WHAT IS REQUIRED
Write out the data below exactly as given, without any of its pictures.
────────────────
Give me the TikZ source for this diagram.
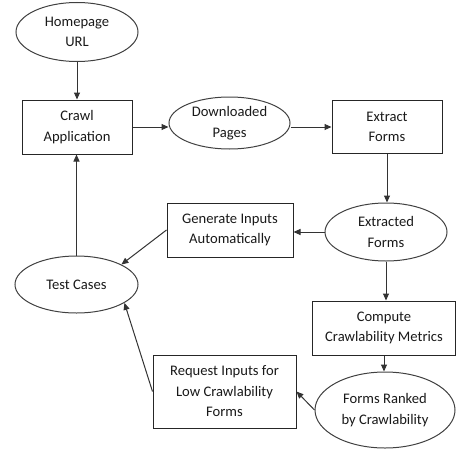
\documentclass[tikz,border=0pt]{standalone}
\usepackage{fontspec}
\setmainfont{Carlito}
\usetikzlibrary{shapes.geometric,arrows.meta}
\tikzset{
  every node/.style={font=\fontsize{14.6}{20.5}\selectfont, text=black!90, align=center, inner sep=0pt},
  oval/.style={ellipse, draw=black!75, line width=1pt},
  boxnode/.style={rectangle, draw=black!85, line width=1pt},
  flow/.style={draw=black!80, line width=1pt, -{Triangle[length=7pt,width=6pt]}}
}
\begin{document}
\begin{tikzpicture}[x=1pt,y=-1pt]
\useasboundingbox (0,0) rectangle (457,452);
% nodes
\node[oval, minimum width=122pt, minimum height=59pt] (home) at (77,32) {Homepage\\URL};
\node[boxnode, minimum width=110pt, minimum height=54pt] (crawl) at (77,127) {Crawl\\Application};
\node[oval, minimum width=121pt, minimum height=52pt] (down) at (229.5,123) {Downloaded\\Pages};
\node[boxnode, minimum width=110pt, minimum height=53pt] (extract) at (387,127) {Extract\\Forms};
\node[oval, minimum width=122pt, minimum height=58pt] (extf) at (386,232) {Extracted\\Forms};
\node[boxnode, minimum width=126pt, minimum height=54pt] (gen) at (230,230) {Generate Inputs\\Automatically};
\node[oval, minimum width=123pt, minimum height=57pt] (test) at (76.5,284.5) {Test Cases};
\node[boxnode, minimum width=143pt, minimum height=54pt] (comp) at (384,328) {Compute\\Crawlability Metrics};
\node[oval, minimum width=140pt, minimum height=76pt] (rank) at (385,410) {Forms Ranked\\by Crawlability};
\node[boxnode, minimum width=143pt, minimum height=73pt] (req) at (224.5,391.5) {Request Inputs for\\Low Crawlability\\Forms};
% connectors
\draw[flow] (home.south) -- (crawl.north);
\draw[flow] (crawl.east) -- (crawl.east -| down.west);
\draw[flow] (down.east |- extract.west) -- (extract.west);
\draw[flow] (extract.south) -- (extract.south |- extf.north);
\draw[flow] (extf.west) -- (extf.west -| gen.east);
\draw[flow] (extf.south) -- (extf.south |- comp.north);
\draw[flow] (comp.south) -- (comp.south |- rank.north);
\draw[flow] (rank.west) -- (req.east);
\draw[flow] (gen.west) -- (test.24);
\draw[flow] (req.west) -- (test.-21);
\draw[flow] (test.north) -- (test.north |- crawl.south);
\end{tikzpicture}
\end{document}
────────────────
ANSWER TO THIS TASK
Give me the TikZ source for this diagram.
\documentclass[tikz,border=0pt]{standalone}
\usepackage{fontspec}
\setmainfont{Carlito}
\usetikzlibrary{shapes.geometric,arrows.meta}
\tikzset{
  every node/.style={font=\fontsize{14.6}{20.5}\selectfont, text=black!90, align=center, inner sep=0pt},
  oval/.style={ellipse, draw=black!75, line width=1pt},
  boxnode/.style={rectangle, draw=black!85, line width=1pt},
  flow/.style={draw=black!80, line width=1pt, -{Triangle[length=7pt,width=6pt]}}
}
\begin{document}
\begin{tikzpicture}[x=1pt,y=-1pt]
\useasboundingbox (0,0) rectangle (457,452);
% nodes
\node[oval, minimum width=122pt, minimum height=59pt] (home) at (77,32) {Homepage\\URL};
\node[boxnode, minimum width=110pt, minimum height=54pt] (crawl) at (77,127) {Crawl\\Application};
\node[oval, minimum width=121pt, minimum height=52pt] (down) at (229.5,123) {Downloaded\\Pages};
\node[boxnode, minimum width=110pt, minimum height=53pt] (extract) at (387,127) {Extract\\Forms};
\node[oval, minimum width=122pt, minimum height=58pt] (extf) at (386,232) {Extracted\\Forms};
\node[boxnode, minimum width=126pt, minimum height=54pt] (gen) at (230,230) {Generate Inputs\\Automatically};
\node[oval, minimum width=123pt, minimum height=57pt] (test) at (76.5,284.5) {Test Cases};
\node[boxnode, minimum width=143pt, minimum height=54pt] (comp) at (384,328) {Compute\\Crawlability Metrics};
\node[oval, minimum width=140pt, minimum height=76pt] (rank) at (385,410) {Forms Ranked\\by Crawlability};
\node[boxnode, minimum width=143pt, minimum height=73pt] (req) at (224.5,391.5) {Request Inputs for\\Low Crawlability\\Forms};
% connectors
\draw[flow] (home.south) -- (crawl.north);
\draw[flow] (crawl.east) -- (crawl.east -| down.west);
\draw[flow] (down.east |- extract.west) -- (extract.west);
\draw[flow] (extract.south) -- (extract.south |- extf.north);
\draw[flow] (extf.west) -- (extf.west -| gen.east);
\draw[flow] (extf.south) -- (extf.south |- comp.north);
\draw[flow] (comp.south) -- (comp.south |- rank.north);
\draw[flow] (rank.west) -- (req.east);
\draw[flow] (gen.west) -- (test.24);
\draw[flow] (req.west) -- (test.-21);
\draw[flow] (test.north) -- (test.north |- crawl.south);
\end{tikzpicture}
\end{document}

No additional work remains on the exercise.